Did you hear what Obama's preacher said?

by David Grand
April 9, 2008

Who hasn't I answered a Clinton supporter and friend I bumped into the other day. But that's yesterdays news, I said, when it was disclosed that Hillary had lied through her teeth about her close encounter with sniper fire upon her arrival in Bosnia.

And I added, that attempts to paint Obama with the same brush as Rev. Jeremiah Wright for his outrageous statements, kindled memories of one of the darkest periods in this country's history in the late 1940's and 1950's, when "guilt by association" led to the ruination of many lives and reputations of those brought before the House Un-American Activities Committee (HUAC) and by Sen. Joe McCarthy's Senate Permanent Subcommittee on Investigations, where he turned his anti-Communist crusade into a national inquisition.

I can still remember how shocked I was when Lucille Ball was subpoenaed by the HUAC because she had registered to vote in the Communist party primary election in 1936 at her socialist grandfather's insistence. She was roundly booed following her Capital Hill appearance by people in the studio audience during a filming of a I Love Lucy episode. Then Dezi Arnez came on stage and quipped: "The only thing red about Lucy is her red hair, and even that's not legitimate."

And I told him, that the only difference between the witch hunts those committees went on and the witch trials the Puritans conducted in Salem, Mass. in 1692 was that no one was hanged, as 25 innocent victims were during that reign of terror.

At that point he started to walk away, but I prevailed upon him to hear me out. Getting back to Obama unwillingness to sever all ties with Rev. Wright, how is it, I asked, that more people aren't equally upset over two of McCain's clergy supporters—Pastor John Hagee and Televangelist Rick Parsley—spewing forth as they have the most hateful words regarding Jews, Catholics and homosexuality?

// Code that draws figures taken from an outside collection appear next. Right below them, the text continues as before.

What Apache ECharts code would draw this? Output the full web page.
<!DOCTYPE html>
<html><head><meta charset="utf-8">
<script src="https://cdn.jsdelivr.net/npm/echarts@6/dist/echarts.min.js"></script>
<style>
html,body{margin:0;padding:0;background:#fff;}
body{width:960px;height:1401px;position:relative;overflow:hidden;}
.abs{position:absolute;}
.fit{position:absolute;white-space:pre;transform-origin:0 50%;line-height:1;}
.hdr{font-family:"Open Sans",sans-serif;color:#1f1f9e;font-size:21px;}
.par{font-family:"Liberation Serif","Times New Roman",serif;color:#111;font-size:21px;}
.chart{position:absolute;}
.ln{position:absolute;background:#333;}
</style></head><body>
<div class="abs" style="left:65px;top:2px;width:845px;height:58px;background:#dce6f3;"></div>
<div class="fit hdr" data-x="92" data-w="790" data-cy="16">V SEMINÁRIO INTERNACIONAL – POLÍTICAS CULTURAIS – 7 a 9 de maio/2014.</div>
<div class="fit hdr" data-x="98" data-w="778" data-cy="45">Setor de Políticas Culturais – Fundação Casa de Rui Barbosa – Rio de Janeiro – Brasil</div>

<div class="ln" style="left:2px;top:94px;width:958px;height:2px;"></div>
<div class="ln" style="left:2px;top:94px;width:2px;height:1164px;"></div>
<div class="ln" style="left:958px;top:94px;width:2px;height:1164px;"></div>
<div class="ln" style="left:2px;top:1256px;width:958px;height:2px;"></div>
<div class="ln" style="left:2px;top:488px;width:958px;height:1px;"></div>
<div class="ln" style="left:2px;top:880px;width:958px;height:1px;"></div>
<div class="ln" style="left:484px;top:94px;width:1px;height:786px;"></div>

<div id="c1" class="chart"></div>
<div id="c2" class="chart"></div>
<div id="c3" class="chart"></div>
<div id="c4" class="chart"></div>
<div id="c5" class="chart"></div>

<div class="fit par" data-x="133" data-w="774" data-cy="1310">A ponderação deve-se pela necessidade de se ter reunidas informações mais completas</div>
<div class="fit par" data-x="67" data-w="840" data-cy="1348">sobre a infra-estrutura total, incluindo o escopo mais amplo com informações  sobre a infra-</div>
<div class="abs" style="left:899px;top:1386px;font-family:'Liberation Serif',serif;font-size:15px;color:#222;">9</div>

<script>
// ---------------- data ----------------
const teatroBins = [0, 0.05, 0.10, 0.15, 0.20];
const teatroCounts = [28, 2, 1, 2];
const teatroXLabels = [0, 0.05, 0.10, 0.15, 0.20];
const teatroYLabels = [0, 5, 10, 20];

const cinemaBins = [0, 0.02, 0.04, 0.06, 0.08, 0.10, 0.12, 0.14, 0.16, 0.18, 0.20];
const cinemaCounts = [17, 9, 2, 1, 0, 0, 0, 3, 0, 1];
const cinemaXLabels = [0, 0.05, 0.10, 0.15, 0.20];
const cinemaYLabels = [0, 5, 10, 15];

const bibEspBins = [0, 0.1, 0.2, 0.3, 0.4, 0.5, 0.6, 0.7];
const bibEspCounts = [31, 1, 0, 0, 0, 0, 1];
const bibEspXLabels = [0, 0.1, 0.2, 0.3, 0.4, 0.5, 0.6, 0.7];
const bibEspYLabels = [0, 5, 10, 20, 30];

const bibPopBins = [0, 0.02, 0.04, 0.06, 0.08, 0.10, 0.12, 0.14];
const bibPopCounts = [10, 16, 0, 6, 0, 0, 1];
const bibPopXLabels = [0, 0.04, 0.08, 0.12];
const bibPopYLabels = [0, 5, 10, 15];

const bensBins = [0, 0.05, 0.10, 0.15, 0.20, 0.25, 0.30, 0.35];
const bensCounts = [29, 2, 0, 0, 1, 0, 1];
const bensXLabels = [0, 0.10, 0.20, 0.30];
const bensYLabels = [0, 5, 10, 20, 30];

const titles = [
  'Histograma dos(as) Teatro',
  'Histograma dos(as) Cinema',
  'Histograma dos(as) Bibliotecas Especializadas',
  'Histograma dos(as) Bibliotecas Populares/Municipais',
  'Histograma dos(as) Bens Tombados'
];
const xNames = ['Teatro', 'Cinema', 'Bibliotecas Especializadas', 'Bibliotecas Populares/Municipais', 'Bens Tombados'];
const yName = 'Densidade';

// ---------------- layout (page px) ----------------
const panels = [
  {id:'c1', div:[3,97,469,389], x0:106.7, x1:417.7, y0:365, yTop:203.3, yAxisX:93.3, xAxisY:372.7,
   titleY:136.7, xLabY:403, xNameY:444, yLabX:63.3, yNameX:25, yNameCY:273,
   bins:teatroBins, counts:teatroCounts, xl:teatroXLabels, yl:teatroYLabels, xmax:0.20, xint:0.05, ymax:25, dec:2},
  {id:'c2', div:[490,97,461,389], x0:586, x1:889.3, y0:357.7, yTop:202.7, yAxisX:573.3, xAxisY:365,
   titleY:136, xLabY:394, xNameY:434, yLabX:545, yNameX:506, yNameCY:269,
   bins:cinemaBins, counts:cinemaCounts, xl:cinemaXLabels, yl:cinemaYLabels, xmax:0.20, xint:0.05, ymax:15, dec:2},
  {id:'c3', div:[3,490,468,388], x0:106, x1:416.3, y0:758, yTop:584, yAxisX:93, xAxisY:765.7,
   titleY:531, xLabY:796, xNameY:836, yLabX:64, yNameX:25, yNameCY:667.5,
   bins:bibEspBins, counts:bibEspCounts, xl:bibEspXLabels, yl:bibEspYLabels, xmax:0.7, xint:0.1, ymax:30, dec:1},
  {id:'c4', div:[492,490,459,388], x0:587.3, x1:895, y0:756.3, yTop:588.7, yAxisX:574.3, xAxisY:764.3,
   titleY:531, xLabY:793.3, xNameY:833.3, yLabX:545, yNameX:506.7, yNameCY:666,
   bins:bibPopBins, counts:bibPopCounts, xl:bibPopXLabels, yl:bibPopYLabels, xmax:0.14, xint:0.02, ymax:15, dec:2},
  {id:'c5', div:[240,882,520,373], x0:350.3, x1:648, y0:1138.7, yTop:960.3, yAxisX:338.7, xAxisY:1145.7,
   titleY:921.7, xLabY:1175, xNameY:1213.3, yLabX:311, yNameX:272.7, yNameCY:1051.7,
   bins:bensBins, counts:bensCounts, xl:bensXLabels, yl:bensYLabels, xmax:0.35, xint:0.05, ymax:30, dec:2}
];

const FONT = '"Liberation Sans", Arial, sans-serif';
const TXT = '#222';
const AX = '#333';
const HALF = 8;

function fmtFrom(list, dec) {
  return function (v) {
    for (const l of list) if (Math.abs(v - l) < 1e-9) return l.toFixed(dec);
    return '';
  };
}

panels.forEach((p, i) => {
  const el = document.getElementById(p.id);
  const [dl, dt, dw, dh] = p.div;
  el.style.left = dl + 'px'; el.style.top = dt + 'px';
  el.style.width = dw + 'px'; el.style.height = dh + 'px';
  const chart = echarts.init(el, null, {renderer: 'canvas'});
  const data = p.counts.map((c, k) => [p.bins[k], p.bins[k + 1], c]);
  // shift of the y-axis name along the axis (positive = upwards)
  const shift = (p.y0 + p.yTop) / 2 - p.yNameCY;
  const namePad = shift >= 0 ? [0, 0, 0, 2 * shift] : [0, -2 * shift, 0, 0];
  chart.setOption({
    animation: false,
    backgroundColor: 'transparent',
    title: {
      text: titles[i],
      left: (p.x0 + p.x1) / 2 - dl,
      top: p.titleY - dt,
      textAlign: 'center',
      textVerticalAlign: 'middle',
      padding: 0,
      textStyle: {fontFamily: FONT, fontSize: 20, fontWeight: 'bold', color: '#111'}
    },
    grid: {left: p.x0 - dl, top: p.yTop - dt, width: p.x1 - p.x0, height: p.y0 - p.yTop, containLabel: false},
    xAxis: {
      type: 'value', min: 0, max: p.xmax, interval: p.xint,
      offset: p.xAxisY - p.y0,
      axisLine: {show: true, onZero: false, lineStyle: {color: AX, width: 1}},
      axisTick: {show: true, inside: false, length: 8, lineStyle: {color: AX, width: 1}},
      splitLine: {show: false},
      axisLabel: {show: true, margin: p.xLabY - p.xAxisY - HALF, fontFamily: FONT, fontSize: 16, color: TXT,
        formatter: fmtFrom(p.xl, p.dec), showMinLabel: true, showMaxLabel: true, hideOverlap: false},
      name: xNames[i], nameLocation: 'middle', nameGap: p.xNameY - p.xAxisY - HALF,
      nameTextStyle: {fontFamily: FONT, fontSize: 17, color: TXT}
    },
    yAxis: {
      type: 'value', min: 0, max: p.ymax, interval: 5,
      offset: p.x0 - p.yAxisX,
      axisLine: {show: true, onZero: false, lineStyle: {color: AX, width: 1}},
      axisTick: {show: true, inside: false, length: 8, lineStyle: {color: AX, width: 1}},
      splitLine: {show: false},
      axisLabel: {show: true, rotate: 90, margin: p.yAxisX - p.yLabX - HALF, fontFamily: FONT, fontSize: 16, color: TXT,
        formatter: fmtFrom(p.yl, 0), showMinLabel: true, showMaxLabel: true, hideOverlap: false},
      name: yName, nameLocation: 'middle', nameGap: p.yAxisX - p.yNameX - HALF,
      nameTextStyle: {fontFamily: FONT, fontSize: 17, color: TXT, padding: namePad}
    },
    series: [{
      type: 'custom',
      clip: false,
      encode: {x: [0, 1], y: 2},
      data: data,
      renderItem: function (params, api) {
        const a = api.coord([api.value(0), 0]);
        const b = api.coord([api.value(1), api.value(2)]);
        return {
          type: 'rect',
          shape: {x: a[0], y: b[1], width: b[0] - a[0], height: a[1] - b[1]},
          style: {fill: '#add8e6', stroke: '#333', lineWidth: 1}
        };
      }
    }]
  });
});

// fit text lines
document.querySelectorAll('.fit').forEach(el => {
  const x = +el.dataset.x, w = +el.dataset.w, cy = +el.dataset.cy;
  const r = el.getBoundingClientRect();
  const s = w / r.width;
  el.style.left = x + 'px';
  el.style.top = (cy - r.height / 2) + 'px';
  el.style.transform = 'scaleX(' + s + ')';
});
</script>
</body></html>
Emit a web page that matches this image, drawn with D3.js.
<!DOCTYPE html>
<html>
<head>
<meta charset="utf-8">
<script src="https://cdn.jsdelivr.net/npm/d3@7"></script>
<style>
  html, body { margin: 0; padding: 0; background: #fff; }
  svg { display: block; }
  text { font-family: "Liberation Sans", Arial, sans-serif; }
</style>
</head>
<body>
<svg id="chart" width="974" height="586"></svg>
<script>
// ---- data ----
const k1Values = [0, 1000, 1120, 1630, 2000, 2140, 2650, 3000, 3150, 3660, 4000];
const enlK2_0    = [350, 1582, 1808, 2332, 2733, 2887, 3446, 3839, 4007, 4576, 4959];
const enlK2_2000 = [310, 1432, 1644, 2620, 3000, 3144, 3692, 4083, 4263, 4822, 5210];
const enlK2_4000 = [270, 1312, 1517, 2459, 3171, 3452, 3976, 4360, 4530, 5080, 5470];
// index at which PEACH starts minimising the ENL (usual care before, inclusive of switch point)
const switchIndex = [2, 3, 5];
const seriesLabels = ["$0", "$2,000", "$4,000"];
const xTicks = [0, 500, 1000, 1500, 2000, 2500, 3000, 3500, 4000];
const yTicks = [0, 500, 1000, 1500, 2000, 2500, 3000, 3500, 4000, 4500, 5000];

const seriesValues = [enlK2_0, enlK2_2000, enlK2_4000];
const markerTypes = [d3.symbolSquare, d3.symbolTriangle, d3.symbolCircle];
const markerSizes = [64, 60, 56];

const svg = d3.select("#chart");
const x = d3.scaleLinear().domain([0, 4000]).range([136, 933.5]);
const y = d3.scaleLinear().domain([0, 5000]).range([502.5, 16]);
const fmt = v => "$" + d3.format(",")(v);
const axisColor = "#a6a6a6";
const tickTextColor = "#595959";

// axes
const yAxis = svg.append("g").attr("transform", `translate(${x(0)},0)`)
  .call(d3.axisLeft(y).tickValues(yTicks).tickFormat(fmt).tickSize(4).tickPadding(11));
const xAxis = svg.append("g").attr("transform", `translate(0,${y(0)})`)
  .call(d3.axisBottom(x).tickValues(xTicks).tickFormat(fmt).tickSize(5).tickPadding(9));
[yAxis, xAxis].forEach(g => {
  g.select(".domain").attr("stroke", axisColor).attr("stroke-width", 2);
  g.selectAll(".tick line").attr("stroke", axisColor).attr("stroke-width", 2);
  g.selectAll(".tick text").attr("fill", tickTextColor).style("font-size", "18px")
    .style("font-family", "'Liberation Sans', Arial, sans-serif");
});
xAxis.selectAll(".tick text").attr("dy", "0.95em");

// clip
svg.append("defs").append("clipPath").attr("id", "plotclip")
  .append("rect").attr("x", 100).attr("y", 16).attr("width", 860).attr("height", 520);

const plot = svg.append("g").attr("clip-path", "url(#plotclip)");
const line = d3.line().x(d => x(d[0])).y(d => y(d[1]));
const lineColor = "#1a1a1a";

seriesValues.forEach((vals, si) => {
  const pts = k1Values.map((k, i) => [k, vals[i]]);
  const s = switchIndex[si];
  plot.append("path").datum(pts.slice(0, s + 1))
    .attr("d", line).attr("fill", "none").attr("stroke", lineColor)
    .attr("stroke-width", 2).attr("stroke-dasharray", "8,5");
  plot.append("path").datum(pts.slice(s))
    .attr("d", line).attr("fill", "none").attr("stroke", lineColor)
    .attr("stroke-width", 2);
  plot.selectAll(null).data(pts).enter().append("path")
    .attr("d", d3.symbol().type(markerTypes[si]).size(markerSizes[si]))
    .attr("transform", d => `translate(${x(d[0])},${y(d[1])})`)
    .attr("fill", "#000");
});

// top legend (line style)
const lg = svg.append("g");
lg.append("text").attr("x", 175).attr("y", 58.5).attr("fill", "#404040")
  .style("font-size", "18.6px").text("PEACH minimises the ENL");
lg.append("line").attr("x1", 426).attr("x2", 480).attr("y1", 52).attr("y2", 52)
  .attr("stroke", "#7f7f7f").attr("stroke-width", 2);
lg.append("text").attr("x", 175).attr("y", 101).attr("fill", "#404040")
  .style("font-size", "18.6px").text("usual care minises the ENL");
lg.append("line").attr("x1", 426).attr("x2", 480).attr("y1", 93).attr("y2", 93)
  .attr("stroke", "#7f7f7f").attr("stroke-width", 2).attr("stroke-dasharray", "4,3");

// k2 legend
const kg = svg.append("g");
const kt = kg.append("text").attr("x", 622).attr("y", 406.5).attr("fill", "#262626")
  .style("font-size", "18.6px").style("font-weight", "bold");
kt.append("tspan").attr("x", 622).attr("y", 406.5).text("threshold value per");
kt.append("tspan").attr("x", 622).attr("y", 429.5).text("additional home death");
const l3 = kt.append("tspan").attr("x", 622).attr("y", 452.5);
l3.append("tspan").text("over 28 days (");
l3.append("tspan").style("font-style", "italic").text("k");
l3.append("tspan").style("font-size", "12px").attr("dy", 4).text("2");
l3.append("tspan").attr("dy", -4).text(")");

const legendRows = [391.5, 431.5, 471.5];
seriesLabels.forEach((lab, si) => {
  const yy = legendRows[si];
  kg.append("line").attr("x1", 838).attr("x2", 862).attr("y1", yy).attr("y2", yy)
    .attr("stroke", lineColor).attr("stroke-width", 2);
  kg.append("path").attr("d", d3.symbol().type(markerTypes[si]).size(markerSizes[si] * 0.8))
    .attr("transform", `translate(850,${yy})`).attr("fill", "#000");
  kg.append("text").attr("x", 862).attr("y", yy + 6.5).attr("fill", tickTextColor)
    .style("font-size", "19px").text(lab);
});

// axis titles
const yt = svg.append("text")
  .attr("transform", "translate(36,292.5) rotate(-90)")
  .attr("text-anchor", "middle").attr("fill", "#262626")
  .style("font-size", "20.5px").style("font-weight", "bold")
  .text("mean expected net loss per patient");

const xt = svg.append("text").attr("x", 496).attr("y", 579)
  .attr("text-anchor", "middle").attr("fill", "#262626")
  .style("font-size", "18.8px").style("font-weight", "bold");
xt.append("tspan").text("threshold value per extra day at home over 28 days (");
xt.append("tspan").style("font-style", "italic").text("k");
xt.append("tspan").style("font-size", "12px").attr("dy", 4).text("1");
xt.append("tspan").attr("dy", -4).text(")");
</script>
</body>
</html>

He then shrugged his shoulders as if to say he could care less and left. But only after saying he was still voting for Hillary, even though his wife and two kids were driving him nuts with their rooting for Obama.

Shucks, I said, on the way home. I meant to tell him about two other preachers—the late Rev. Jerry Falwell and Pat Robertson—who McCain once referred to as "agents of intolerance," but later warmly embraced as if they were his long, lost brothers when making his second run for the White House. Moral: Sleeping with strange bedfellows may be uncomfortable, but does help keeping your feet warm.

And if Rev. Wright went off the deep end with his ranting and raving about America's failures (both here and abroad), those two more than matched him, when they took to the airwaves to proclaim that God had allowed the United States to be attacked on 9/11 because " the pagans and abortionists, the feminists, the gays and lesbians had tried to transform America into a secular society." And not surprisingly, they later added New Orleans to God's "hit list."

As for myself, I haven't sat in a church pew for the longest time. Nor have I felt a need to. For when I want to talk to God, I just call out his name and I know he's listening, and without ever once putting me on "hold" or my hearing a recording saying: Leave a message and I'll get back with you. Couldn't ask for a closer relationship with him than that.
(I bet my friend and Hillary backer I spoke with will avoid me like a plague from hereon.)